START COLLECTED DATA
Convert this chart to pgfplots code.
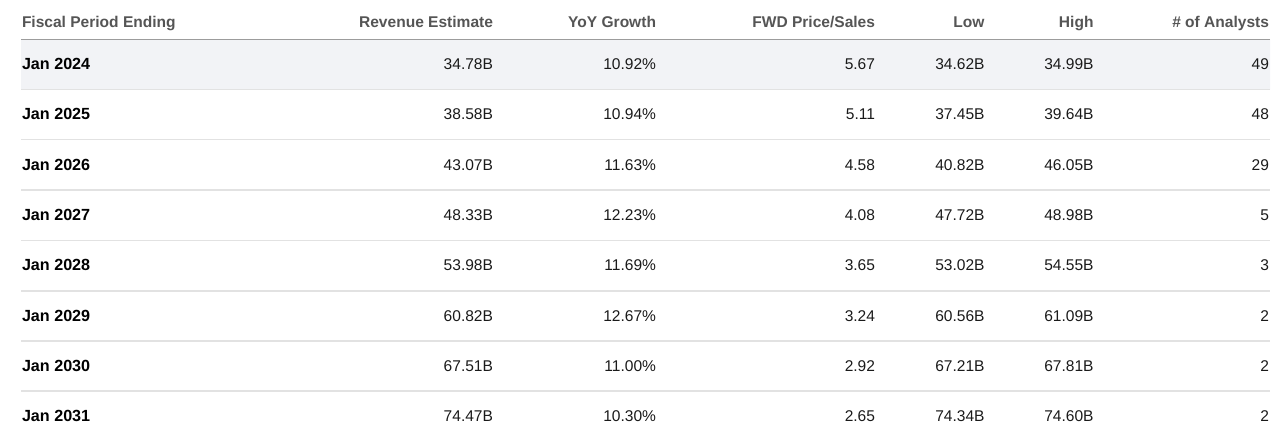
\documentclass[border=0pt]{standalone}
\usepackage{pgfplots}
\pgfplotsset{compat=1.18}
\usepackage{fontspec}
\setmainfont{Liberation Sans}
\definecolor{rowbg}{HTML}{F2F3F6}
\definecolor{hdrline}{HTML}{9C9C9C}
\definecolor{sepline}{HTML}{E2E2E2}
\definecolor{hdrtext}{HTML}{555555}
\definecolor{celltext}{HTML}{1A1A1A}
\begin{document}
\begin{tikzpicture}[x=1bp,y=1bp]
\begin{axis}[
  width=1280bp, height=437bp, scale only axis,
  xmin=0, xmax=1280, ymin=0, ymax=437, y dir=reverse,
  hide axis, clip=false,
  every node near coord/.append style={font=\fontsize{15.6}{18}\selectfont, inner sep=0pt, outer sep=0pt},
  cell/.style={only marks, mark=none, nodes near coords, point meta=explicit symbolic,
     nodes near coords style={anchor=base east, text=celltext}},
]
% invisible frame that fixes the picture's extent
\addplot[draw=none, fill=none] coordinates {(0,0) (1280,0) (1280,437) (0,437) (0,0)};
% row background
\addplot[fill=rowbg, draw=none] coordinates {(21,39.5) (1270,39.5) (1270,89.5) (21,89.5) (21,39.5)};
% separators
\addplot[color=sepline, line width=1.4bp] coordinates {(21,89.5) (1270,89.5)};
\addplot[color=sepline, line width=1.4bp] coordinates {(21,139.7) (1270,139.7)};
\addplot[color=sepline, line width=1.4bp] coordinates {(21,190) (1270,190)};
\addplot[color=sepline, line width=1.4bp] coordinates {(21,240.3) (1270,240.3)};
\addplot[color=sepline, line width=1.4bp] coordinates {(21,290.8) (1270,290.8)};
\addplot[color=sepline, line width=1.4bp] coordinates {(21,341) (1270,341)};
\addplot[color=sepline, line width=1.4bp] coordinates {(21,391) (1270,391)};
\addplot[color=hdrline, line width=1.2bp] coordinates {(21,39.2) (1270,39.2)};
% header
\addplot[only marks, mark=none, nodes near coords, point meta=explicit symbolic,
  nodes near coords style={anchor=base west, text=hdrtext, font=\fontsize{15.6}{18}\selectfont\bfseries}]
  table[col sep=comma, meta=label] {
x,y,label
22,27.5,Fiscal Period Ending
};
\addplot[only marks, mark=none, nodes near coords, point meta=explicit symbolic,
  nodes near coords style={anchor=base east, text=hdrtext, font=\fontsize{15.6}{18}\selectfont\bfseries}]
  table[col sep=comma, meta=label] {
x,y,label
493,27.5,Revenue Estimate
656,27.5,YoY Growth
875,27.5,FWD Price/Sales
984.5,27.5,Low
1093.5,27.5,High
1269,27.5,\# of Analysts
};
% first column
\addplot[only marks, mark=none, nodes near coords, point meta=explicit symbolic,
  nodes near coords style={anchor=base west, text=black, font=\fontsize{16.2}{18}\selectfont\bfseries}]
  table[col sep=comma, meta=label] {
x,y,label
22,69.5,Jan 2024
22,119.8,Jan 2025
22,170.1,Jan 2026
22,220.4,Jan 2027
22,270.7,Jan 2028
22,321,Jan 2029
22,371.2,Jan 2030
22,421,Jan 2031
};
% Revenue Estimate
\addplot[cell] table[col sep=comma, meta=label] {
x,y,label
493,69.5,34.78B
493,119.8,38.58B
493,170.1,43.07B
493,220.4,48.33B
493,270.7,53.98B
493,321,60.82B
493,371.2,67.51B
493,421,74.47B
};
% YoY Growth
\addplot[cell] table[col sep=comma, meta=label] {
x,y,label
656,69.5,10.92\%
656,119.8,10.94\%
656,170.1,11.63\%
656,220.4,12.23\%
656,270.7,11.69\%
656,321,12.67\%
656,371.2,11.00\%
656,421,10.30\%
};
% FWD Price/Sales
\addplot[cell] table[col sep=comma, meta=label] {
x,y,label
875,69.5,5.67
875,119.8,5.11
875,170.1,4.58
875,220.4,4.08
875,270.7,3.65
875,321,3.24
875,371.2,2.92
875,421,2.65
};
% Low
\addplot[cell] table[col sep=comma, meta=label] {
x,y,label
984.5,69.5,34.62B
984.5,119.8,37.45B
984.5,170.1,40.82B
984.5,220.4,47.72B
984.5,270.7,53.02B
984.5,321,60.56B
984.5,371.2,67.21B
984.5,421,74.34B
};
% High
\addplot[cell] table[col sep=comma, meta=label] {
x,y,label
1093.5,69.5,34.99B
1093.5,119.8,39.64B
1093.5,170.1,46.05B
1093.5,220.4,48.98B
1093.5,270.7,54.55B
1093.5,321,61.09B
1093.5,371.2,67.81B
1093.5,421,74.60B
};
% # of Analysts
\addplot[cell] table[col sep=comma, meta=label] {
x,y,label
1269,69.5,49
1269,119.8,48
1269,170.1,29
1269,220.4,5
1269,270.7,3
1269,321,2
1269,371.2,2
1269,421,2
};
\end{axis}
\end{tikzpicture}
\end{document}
END COLLECTED DATA
▸ **TASK**: What is needed is an exact reproduction of the data, pictures excluded.

▸ **EXERCISE RESPONSE**:
Convert this chart to pgfplots code.
\documentclass[border=0pt]{standalone}
\usepackage{pgfplots}
\pgfplotsset{compat=1.18}
\usepackage{fontspec}
\setmainfont{Liberation Sans}
\definecolor{rowbg}{HTML}{F2F3F6}
\definecolor{hdrline}{HTML}{9C9C9C}
\definecolor{sepline}{HTML}{E2E2E2}
\definecolor{hdrtext}{HTML}{555555}
\definecolor{celltext}{HTML}{1A1A1A}
\begin{document}
\begin{tikzpicture}[x=1bp,y=1bp]
\begin{axis}[
  width=1280bp, height=437bp, scale only axis,
  xmin=0, xmax=1280, ymin=0, ymax=437, y dir=reverse,
  hide axis, clip=false,
  every node near coord/.append style={font=\fontsize{15.6}{18}\selectfont, inner sep=0pt, outer sep=0pt},
  cell/.style={only marks, mark=none, nodes near coords, point meta=explicit symbolic,
     nodes near coords style={anchor=base east, text=celltext}},
]
% invisible frame that fixes the picture's extent
\addplot[draw=none, fill=none] coordinates {(0,0) (1280,0) (1280,437) (0,437) (0,0)};
% row background
\addplot[fill=rowbg, draw=none] coordinates {(21,39.5) (1270,39.5) (1270,89.5) (21,89.5) (21,39.5)};
% separators
\addplot[color=sepline, line width=1.4bp] coordinates {(21,89.5) (1270,89.5)};
\addplot[color=sepline, line width=1.4bp] coordinates {(21,139.7) (1270,139.7)};
\addplot[color=sepline, line width=1.4bp] coordinates {(21,190) (1270,190)};
\addplot[color=sepline, line width=1.4bp] coordinates {(21,240.3) (1270,240.3)};
\addplot[color=sepline, line width=1.4bp] coordinates {(21,290.8) (1270,290.8)};
\addplot[color=sepline, line width=1.4bp] coordinates {(21,341) (1270,341)};
\addplot[color=sepline, line width=1.4bp] coordinates {(21,391) (1270,391)};
\addplot[color=hdrline, line width=1.2bp] coordinates {(21,39.2) (1270,39.2)};
% header
\addplot[only marks, mark=none, nodes near coords, point meta=explicit symbolic,
  nodes near coords style={anchor=base west, text=hdrtext, font=\fontsize{15.6}{18}\selectfont\bfseries}]
  table[col sep=comma, meta=label] {
x,y,label
22,27.5,Fiscal Period Ending
};
\addplot[only marks, mark=none, nodes near coords, point meta=explicit symbolic,
  nodes near coords style={anchor=base east, text=hdrtext, font=\fontsize{15.6}{18}\selectfont\bfseries}]
  table[col sep=comma, meta=label] {
x,y,label
493,27.5,Revenue Estimate
656,27.5,YoY Growth
875,27.5,FWD Price/Sales
984.5,27.5,Low
1093.5,27.5,High
1269,27.5,\# of Analysts
};
% first column
\addplot[only marks, mark=none, nodes near coords, point meta=explicit symbolic,
  nodes near coords style={anchor=base west, text=black, font=\fontsize{16.2}{18}\selectfont\bfseries}]
  table[col sep=comma, meta=label] {
x,y,label
22,69.5,Jan 2024
22,119.8,Jan 2025
22,170.1,Jan 2026
22,220.4,Jan 2027
22,270.7,Jan 2028
22,321,Jan 2029
22,371.2,Jan 2030
22,421,Jan 2031
};
% Revenue Estimate
\addplot[cell] table[col sep=comma, meta=label] {
x,y,label
493,69.5,34.78B
493,119.8,38.58B
493,170.1,43.07B
493,220.4,48.33B
493,270.7,53.98B
493,321,60.82B
493,371.2,67.51B
493,421,74.47B
};
% YoY Growth
\addplot[cell] table[col sep=comma, meta=label] {
x,y,label
656,69.5,10.92\%
656,119.8,10.94\%
656,170.1,11.63\%
656,220.4,12.23\%
656,270.7,11.69\%
656,321,12.67\%
656,371.2,11.00\%
656,421,10.30\%
};
% FWD Price/Sales
\addplot[cell] table[col sep=comma, meta=label] {
x,y,label
875,69.5,5.67
875,119.8,5.11
875,170.1,4.58
875,220.4,4.08
875,270.7,3.65
875,321,3.24
875,371.2,2.92
875,421,2.65
};
% Low
\addplot[cell] table[col sep=comma, meta=label] {
x,y,label
984.5,69.5,34.62B
984.5,119.8,37.45B
984.5,170.1,40.82B
984.5,220.4,47.72B
984.5,270.7,53.02B
984.5,321,60.56B
984.5,371.2,67.21B
984.5,421,74.34B
};
% High
\addplot[cell] table[col sep=comma, meta=label] {
x,y,label
1093.5,69.5,34.99B
1093.5,119.8,39.64B
1093.5,170.1,46.05B
1093.5,220.4,48.98B
1093.5,270.7,54.55B
1093.5,321,61.09B
1093.5,371.2,67.81B
1093.5,421,74.60B
};
% # of Analysts
\addplot[cell] table[col sep=comma, meta=label] {
x,y,label
1269,69.5,49
1269,119.8,48
1269,170.1,29
1269,220.4,5
1269,270.7,3
1269,321,2
1269,371.2,2
1269,421,2
};
\end{axis}
\end{tikzpicture}
\end{document}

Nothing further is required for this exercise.